LOC10:52
07:52 GMT
(With Photo)
TOKYO, April 12 (KUNA) -- Japan's nuclear safety agency on Tuesday raised
the crisis level at the nation's disaster-stricken Fukushima Daiichi nuclear
power plant to the worst on the global scale of atomic accidents, the same
level as the 1986 Chernobyl catastrophe.
The government's Nuclear and Industrial Safety Agency said it has upgraded
the severity level of the accident at the Fukushima plant from the current 5
to the highest level of 7 on the International Nuclear Event Scale.

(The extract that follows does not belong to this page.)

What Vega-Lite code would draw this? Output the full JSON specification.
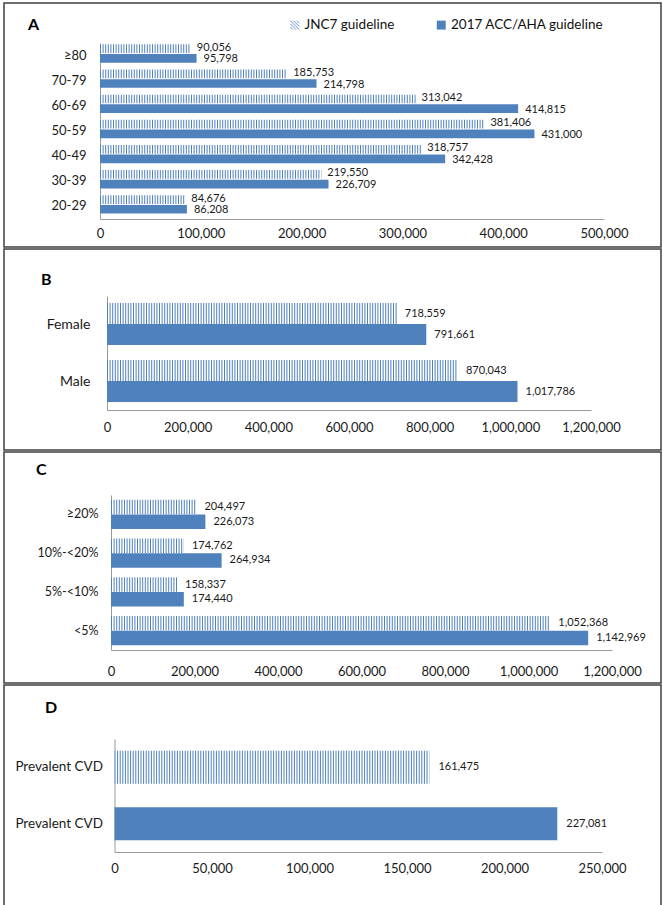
{
  "$schema": "https://vega.github.io/schema/vega-lite/v6.json",
  "padding": {"left": 3, "top": 2, "right": 3, "bottom": 2},
  "background": "white",
  "spacing": 0,
  "data": {"values": [
    {"panel": "A", "group": "≥80", "guideline": "JNC7 guideline", "value": 90056},
    {"panel": "A", "group": "≥80", "guideline": "2017 ACC/AHA guideline", "value": 95798},
    {"panel": "A", "group": "70-79", "guideline": "JNC7 guideline", "value": 185753},
    {"panel": "A", "group": "70-79", "guideline": "2017 ACC/AHA guideline", "value": 214798},
    {"panel": "A", "group": "60-69", "guideline": "JNC7 guideline", "value": 313042},
    {"panel": "A", "group": "60-69", "guideline": "2017 ACC/AHA guideline", "value": 414815},
    {"panel": "A", "group": "50-59", "guideline": "JNC7 guideline", "value": 381406},
    {"panel": "A", "group": "50-59", "guideline": "2017 ACC/AHA guideline", "value": 431000},
    {"panel": "A", "group": "40-49", "guideline": "JNC7 guideline", "value": 318757},
    {"panel": "A", "group": "40-49", "guideline": "2017 ACC/AHA guideline", "value": 342428},
    {"panel": "A", "group": "30-39", "guideline": "JNC7 guideline", "value": 219550},
    {"panel": "A", "group": "30-39", "guideline": "2017 ACC/AHA guideline", "value": 226709},
    {"panel": "A", "group": "20-29", "guideline": "JNC7 guideline", "value": 84676},
    {"panel": "A", "group": "20-29", "guideline": "2017 ACC/AHA guideline", "value": 86208},
    {"panel": "B", "group": "Female", "guideline": "JNC7 guideline", "value": 718559},
    {"panel": "B", "group": "Female", "guideline": "2017 ACC/AHA guideline", "value": 791661},
    {"panel": "B", "group": "Male", "guideline": "JNC7 guideline", "value": 870043},
    {"panel": "B", "group": "Male", "guideline": "2017 ACC/AHA guideline", "value": 1017786},
    {"panel": "C", "group": "≥20%", "guideline": "JNC7 guideline", "value": 204497},
    {"panel": "C", "group": "≥20%", "guideline": "2017 ACC/AHA guideline", "value": 226073},
    {"panel": "C", "group": "10%-<20%", "guideline": "JNC7 guideline", "value": 174762},
    {"panel": "C", "group": "10%-<20%", "guideline": "2017 ACC/AHA guideline", "value": 264934},
    {"panel": "C", "group": "5%-<10%", "guideline": "JNC7 guideline", "value": 158337},
    {"panel": "C", "group": "5%-<10%", "guideline": "2017 ACC/AHA guideline", "value": 174440},
    {"panel": "C", "group": "<5%", "guideline": "JNC7 guideline", "value": 1052368},
    {"panel": "C", "group": "<5%", "guideline": "2017 ACC/AHA guideline", "value": 1142969},
    {"panel": "D", "group": "Prevalent CVD", "guideline": "JNC7 guideline", "value": 161475},
    {"panel": "D", "group": "Prevalent CVD", "guideline": "2017 ACC/AHA guideline", "value": 227081}
  ]},
  "resolve": {"scale": {"fill": "independent", "yOffset": "independent", "x": "independent", "y": "independent"}, "legend": {"fill": "independent"}},
  "vconcat": [
    {
      "transform": [{"filter": "datum.panel === 'A'"}],
      "width": 657, "height": 244,
      "title": {"text": "A", "anchor": "start", "frame": "group", "dx": 24, "dy": 34, "fontSize": 16, "fontWeight": "bold", "font": "Lato", "color": "#000"},
      "encoding": {
        "y": {"field": "group", "type": "nominal", "sort": ["≥80", "70-79", "60-69", "50-59", "40-49", "30-39", "20-29"],
              "scale": {"range": [40, 216], "paddingInner": 0, "paddingOuter": 0},
              "axis": {"title": null, "offset": -96, "labelPadding": 14, "ticks": false, "domainColor": "#9a9a9a", "labelFontSize": 13}},
        "yOffset": {"field": "guideline", "sort": ["JNC7 guideline", "2017 ACC/AHA guideline"],
                    "scale": {"paddingInner": 0.1, "paddingOuter": 0.35, "align": 0.2}},
        "x": {"field": "value", "type": "quantitative",
              "scale": {"domain": [0, 500000], "range": [96, 600], "nice": false, "zero": true},
              "axis": {"title": null, "values": [0, 100000, 200000, 300000, 400000, 500000], "format": ",d", "grid": false, "ticks": false, "offset": -28, "labelPadding": 8, "domainColor": "#9a9a9a", "labelFontSize": 13, "labelFlush": false, "labelOverlap": false}}
      },
      "layer": [
        {"mark": {"type": "bar"},
         "encoding": {"fill": {"field": "guideline", "type": "nominal",
            "scale": {"domain": ["JNC7 guideline", "2017 ACC/AHA guideline"], "range": ["#ffffff", "#4f81bd"]},
            "legend": {"orient": "none", "legendX": 284, "legendY": 15, "direction": "horizontal", "title": null, "columnPadding": 39.5, "labelFontSize": 13.5, "labelFont": "Lato", "labelColor": "#111", "symbolSize": 80, "labelOffset": 3, "padding": 0,
              "encode": {"symbols": {"update": {
                "shape": {"signal": "datum.value === 'JNC7 guideline' ? 'M-1,-1L1,1M-0.3,-1L1,0.3M0.4,-1L1,-0.4M-1,-0.3L0.3,1M-1,0.4L-0.4,1' : 'square'"},
                "fill": {"signal": "datum.value === 'JNC7 guideline' ? 'transparent' : '#4f81bd'"},
                "stroke": {"signal": "datum.value === 'JNC7 guideline' ? '#6a95cc' : 'transparent'"},
                "strokeWidth": {"value": 1}
              }}}}}}},
        {"transform": [{"filter": "datum.guideline === 'JNC7 guideline'"}],
         "mark": {"type": "rule", "strokeWidth": 8.7, "strokeDash": [1, 1.6], "color": "#4f81bd"},
         "encoding": {"x": {"datum": 0}, "x2": {"field": "value"}}},
        {"transform": [{"filter": "datum.guideline === 'JNC7 guideline'"}],
         "mark": {"type": "text", "align": "left", "dx": 6, "dy": -1, "fontSize": 11, "color": "#1a1a1a"},
         "encoding": {"text": {"field": "value", "type": "quantitative", "format": ",d"}}},
        {"transform": [{"filter": "datum.guideline !== 'JNC7 guideline'"}],
         "mark": {"type": "text", "align": "left", "dx": 7, "dy": 1, "fontSize": 11, "color": "#1a1a1a"},
         "encoding": {"text": {"field": "value", "type": "quantitative", "format": ",d"}}}
      ]
    },
    {
      "transform": [{"filter": "datum.panel === 'B'"}],
      "width": 657, "height": 201,
      "title": {"text": "B", "anchor": "start", "frame": "group", "dx": 37, "dy": 43, "fontSize": 16, "fontWeight": "bold", "font": "Lato", "color": "#000"},
      "encoding": {
        "y": {"field": "group", "type": "nominal", "sort": ["Female", "Male"],
              "scale": {"range": [47, 161], "paddingInner": 0, "paddingOuter": 0},
              "axis": {"title": null, "offset": -103, "labelPadding": 17, "ticks": false, "domainColor": "#9a9a9a", "labelFontSize": 14}},
        "yOffset": {"field": "guideline", "sort": ["JNC7 guideline", "2017 ACC/AHA guideline"],
                    "scale": {"paddingInner": 0, "paddingOuter": 0.357, "align": 0.47}},
        "x": {"field": "value", "type": "quantitative",
              "scale": {"domain": [0, 1200000], "range": [103, 587], "nice": false},
              "axis": {"title": null, "values": [0, 200000, 400000, 600000, 800000, 1000000, 1200000], "format": ",d", "grid": false, "ticks": false, "offset": -40, "labelPadding": 11, "domainColor": "#9a9a9a", "labelFontSize": 13, "labelFlush": false, "labelOverlap": false}}
      },
      "layer": [
        {"mark": {"type": "bar"},
         "encoding": {"fill": {"field": "guideline", "type": "nominal",
            "scale": {"domain": ["JNC7 guideline", "2017 ACC/AHA guideline"], "range": ["#ffffff", "#4f81bd"]}, "legend": null}}},
        {"transform": [{"filter": "datum.guideline === 'JNC7 guideline'"}],
         "mark": {"type": "rule", "strokeWidth": 21, "strokeDash": [1, 1.6], "color": "#4f81bd"},
         "encoding": {"x": {"datum": 0}, "x2": {"field": "value"}}},
        {"mark": {"type": "text", "align": "left", "dx": 8, "fontSize": 11, "color": "#1a1a1a"},
         "encoding": {"text": {"field": "value", "type": "quantitative", "format": ",d"}}}
      ]
    },
    {
      "transform": [{"filter": "datum.panel === 'C'"}],
      "width": 657, "height": 231,
      "title": {"text": "C", "anchor": "start", "frame": "group", "dx": 32, "dy": 30, "fontSize": 16, "fontWeight": "bold", "font": "Lato", "color": "#000"},
      "encoding": {
        "y": {"field": "group", "type": "nominal", "sort": ["≥20%", "10%-<20%", "5%-<10%", "<5%"],
              "scale": {"range": [43, 198], "paddingInner": 0, "paddingOuter": 0},
              "axis": {"title": null, "offset": -107, "labelPadding": 13, "ticks": false, "domainColor": "#9a9a9a", "labelFontSize": 12.5}},
        "yOffset": {"field": "guideline", "sort": ["JNC7 guideline", "2017 ACC/AHA guideline"],
                    "scale": {"paddingInner": 0, "paddingOuter": 0.336, "align": 0.5}},
        "x": {"field": "value", "type": "quantitative",
              "scale": {"domain": [0, 1200000], "range": [107, 608], "nice": false},
              "axis": {"title": null, "values": [0, 200000, 400000, 600000, 800000, 1000000, 1200000], "format": ",d", "grid": false, "ticks": false, "offset": -33, "labelPadding": 15, "domainColor": "#9a9a9a", "labelFontSize": 13, "labelFlush": false, "labelOverlap": false}}
      },
      "layer": [
        {"mark": {"type": "bar"},
         "encoding": {"fill": {"field": "guideline", "type": "nominal",
            "scale": {"domain": ["JNC7 guideline", "2017 ACC/AHA guideline"], "range": ["#ffffff", "#4f81bd"]}, "legend": null}}},
        {"transform": [{"filter": "datum.guideline === 'JNC7 guideline'"}],
         "mark": {"type": "rule", "strokeWidth": 14.5, "strokeDash": [1, 1.6], "color": "#4f81bd"},
         "encoding": {"x": {"datum": 0}, "x2": {"field": "value"}}},
        {"mark": {"type": "text", "align": "left", "dx": 8, "fontSize": 11, "color": "#1a1a1a"},
         "encoding": {"text": {"field": "value", "type": "quantitative", "format": ",d"}}}
      ]
    },
    {
      "transform": [{"filter": "datum.panel === 'D'"}],
      "width": 657, "height": 224,
      "title": {"text": "D", "anchor": "start", "frame": "group", "dx": 41, "dy": 35, "fontSize": 16, "fontWeight": "bold", "font": "Lato", "color": "#000"},
      "encoding": {
        "y": {"field": "guideline", "type": "nominal", "sort": ["JNC7 guideline", "2017 ACC/AHA guideline"],
              "scale": {"range": [54, 167], "paddingInner": 0.42, "paddingOuter": 0.21, "align": 0.5},
              "axis": {"title": null, "offset": -110.5, "labelPadding": 12, "ticks": false, "domainColor": "#9a9a9a", "labelFontSize": 13.5, "labelExpr": "'Prevalent CVD'"}},
        "x": {"field": "value", "type": "quantitative",
              "scale": {"domain": [0, 250000], "range": [110.5, 598], "nice": false},
              "axis": {"title": null, "values": [0, 50000, 100000, 150000, 200000, 250000], "format": ",d", "grid": false, "ticks": false, "offset": -57, "labelPadding": 10, "domainColor": "#9a9a9a", "labelFontSize": 13, "labelFlush": false, "labelOverlap": false}}
      },
      "layer": [
        {"mark": {"type": "bar"},
         "encoding": {"fill": {"field": "guideline", "type": "nominal",
            "scale": {"domain": ["JNC7 guideline", "2017 ACC/AHA guideline"], "range": ["#ffffff", "#4f81bd"]}, "legend": null}}},
        {"transform": [{"filter": "datum.guideline === 'JNC7 guideline'"}],
         "mark": {"type": "rule", "strokeWidth": 33, "strokeDash": [1, 1.6], "color": "#4f81bd"},
         "encoding": {"x": {"datum": 0}, "x2": {"field": "value"}}},
        {"mark": {"type": "text", "align": "left", "dx": 9, "fontSize": 11, "color": "#1a1a1a"},
         "encoding": {"text": {"field": "value", "type": "quantitative", "format": ",d"}}}
      ]
    }
  ],
  "config": {
    "font": "Lato",
    "view": {"stroke": "#404040", "strokeWidth": 1.5},
    "axis": {"labelFont": "Lato", "labelColor": "#1a1a1a", "domainWidth": 1},
    "title": {"offset": 0, "baseline": "middle"}
  }
}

The previous evaluation of 5 was the same level as the 1979 partial reactor
meltdown at Three Mile Island in the US. The decision was made based on the
condition of the No. 1, No. 2 and No. 3 reactors at the Fukushima plant, which
was hit by a magnitude 9.0 quake and 15-meter tsunami on March 11, the agency
said.
The level 7 defined as a "major release of radioactive material with
widespread health and environmental effects requiring implementation of
planned and extended countermeasures," according the International Nuclear
Event Scale.
But the agency stressed that Fukushima was less serious than Chernobyl,
pointing out that the amount of radiation leaking from the Fukushima plant is
estimated to be about 10 percent of the Chernobyl accident.
In Chernobyl, 29 people died of acute radiation exposure, but there are no
fatal radiation casualties in the Fukushima case," senior agency official
Hidehiko Nishiyama told a press conference.
"At Chernobyl, a nuclear reactor itself exploded. But at Fukushima, only
buildings housing reactors were damaged by explosions, and the reactors
themselves retain their shape," Nishiyama also said.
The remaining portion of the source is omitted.